**What to do**
Skip every picture and transcribe the remaining material exactly.

**Information provided**

● ● ● ●

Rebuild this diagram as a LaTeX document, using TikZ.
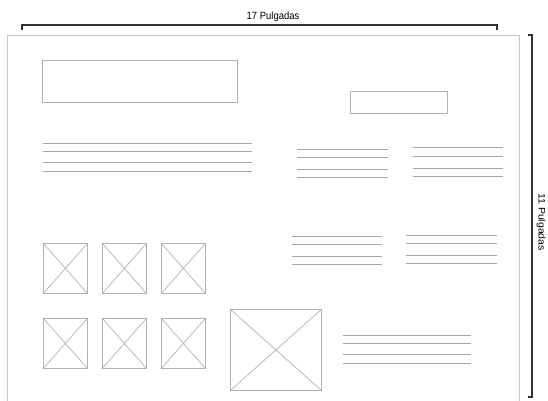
\documentclass[tikz,border=0pt]{standalone}
\usepackage{fontspec}
\setmainfont{Liberation Sans}
\usetikzlibrary{positioning}

\begin{document}
\begin{tikzpicture}[
    x=1pt, y=-1pt,
    page/.style={draw=black!22, line width=0.9pt},
    block/.style={rectangle, draw=black!30, line width=0.8pt, inner sep=0pt, anchor=north west},
    photo/.style={block, minimum width=44pt, minimum height=50pt},
    textline/.style={draw=black!35, line width=0.7pt},
    measure/.style={draw=black!80, line width=1.1pt},
    dimlabel/.style={font=\fontsize{10.5}{11}\selectfont, inner sep=1pt, xscale=0.9}
]
    \useasboundingbox (0,0) rectangle (548,400);
    % sheet
    \draw[page] (7,404) -- (7,35) -- (519,35) -- (519,404);
    % dimensions
    \coordinate (wl) at (22,25);
    \coordinate (wr) at (497,25);
    \coordinate (ht) at (532,35);
    \coordinate (hb) at (532,397);
    \draw[measure] ([yshift=-5pt]wl) -- (wl) -- (wr) -- ([yshift=-5pt]wr);
    \draw[measure] ([xshift=-4pt]ht) -- (ht) -- (hb) -- ([xshift=-4pt]hb);
    \node (width) [dimlabel] at (273,17) {17 Pulgadas};
    \node (height) [dimlabel, rotate=-90] at (541,222) {11 Pulgadas};
    % header blocks
    \node (title) [block, minimum width=195pt, minimum height=42pt] at (42,60) {};
    \node (logo) [block, minimum width=97pt, minimum height=22pt] at (350,91) {};
    % text columns
    \foreach \y in {143,151,162,171} \draw[textline] (43,\y) -- (252,\y);
    \foreach \y in {149,157,169,177} \draw[textline] (297,\y) -- (388,\y);
    \foreach \y in {147,156,168,176} \draw[textline] (413,\y) -- (503,\y);
    \foreach \y in {236,244,256,264} \draw[textline] (292,\y) -- (382,\y);
    \foreach \y in {235,243,255,263} \draw[textline] (406,\y) -- (497,\y);
    \foreach \y in {335,343,354,363} \draw[textline] (343,\y) -- (471,\y);
    % photos
    \foreach \px [count=\i] in {43,102,161} {
        \node (pa\i) [photo] at (\px,243) {};
        \node (pb\i) [photo] at (\px,318) {};
        \draw[textline, draw=black!30] (pa\i.north west) -- (pa\i.south east) (pa\i.north east) -- (pa\i.south west);
        \draw[textline, draw=black!30] (pb\i.north west) -- (pb\i.south east) (pb\i.north east) -- (pb\i.south west);
    }
    \node (main) [block, minimum width=91pt, minimum height=81pt] at (230,309) {};
    \draw[textline, draw=black!30] (main.north west) -- (main.south east) (main.north east) -- (main.south west);
\end{tikzpicture}
\end{document}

● ● ● ●

**Result for this task**
Rebuild this diagram as a LaTeX document, using TikZ.
\documentclass[tikz,border=0pt]{standalone}
\usepackage{fontspec}
\setmainfont{Liberation Sans}
\usetikzlibrary{positioning}

\begin{document}
\begin{tikzpicture}[
    x=1pt, y=-1pt,
    page/.style={draw=black!22, line width=0.9pt},
    block/.style={rectangle, draw=black!30, line width=0.8pt, inner sep=0pt, anchor=north west},
    photo/.style={block, minimum width=44pt, minimum height=50pt},
    textline/.style={draw=black!35, line width=0.7pt},
    measure/.style={draw=black!80, line width=1.1pt},
    dimlabel/.style={font=\fontsize{10.5}{11}\selectfont, inner sep=1pt, xscale=0.9}
]
    \useasboundingbox (0,0) rectangle (548,400);
    % sheet
    \draw[page] (7,404) -- (7,35) -- (519,35) -- (519,404);
    % dimensions
    \coordinate (wl) at (22,25);
    \coordinate (wr) at (497,25);
    \coordinate (ht) at (532,35);
    \coordinate (hb) at (532,397);
    \draw[measure] ([yshift=-5pt]wl) -- (wl) -- (wr) -- ([yshift=-5pt]wr);
    \draw[measure] ([xshift=-4pt]ht) -- (ht) -- (hb) -- ([xshift=-4pt]hb);
    \node (width) [dimlabel] at (273,17) {17 Pulgadas};
    \node (height) [dimlabel, rotate=-90] at (541,222) {11 Pulgadas};
    % header blocks
    \node (title) [block, minimum width=195pt, minimum height=42pt] at (42,60) {};
    \node (logo) [block, minimum width=97pt, minimum height=22pt] at (350,91) {};
    % text columns
    \foreach \y in {143,151,162,171} \draw[textline] (43,\y) -- (252,\y);
    \foreach \y in {149,157,169,177} \draw[textline] (297,\y) -- (388,\y);
    \foreach \y in {147,156,168,176} \draw[textline] (413,\y) -- (503,\y);
    \foreach \y in {236,244,256,264} \draw[textline] (292,\y) -- (382,\y);
    \foreach \y in {235,243,255,263} \draw[textline] (406,\y) -- (497,\y);
    \foreach \y in {335,343,354,363} \draw[textline] (343,\y) -- (471,\y);
    % photos
    \foreach \px [count=\i] in {43,102,161} {
        \node (pa\i) [photo] at (\px,243) {};
        \node (pb\i) [photo] at (\px,318) {};
        \draw[textline, draw=black!30] (pa\i.north west) -- (pa\i.south east) (pa\i.north east) -- (pa\i.south west);
        \draw[textline, draw=black!30] (pb\i.north west) -- (pb\i.south east) (pb\i.north east) -- (pb\i.south west);
    }
    \node (main) [block, minimum width=91pt, minimum height=81pt] at (230,309) {};
    \draw[textline, draw=black!30] (main.north west) -- (main.south east) (main.north east) -- (main.south west);
\end{tikzpicture}
\end{document}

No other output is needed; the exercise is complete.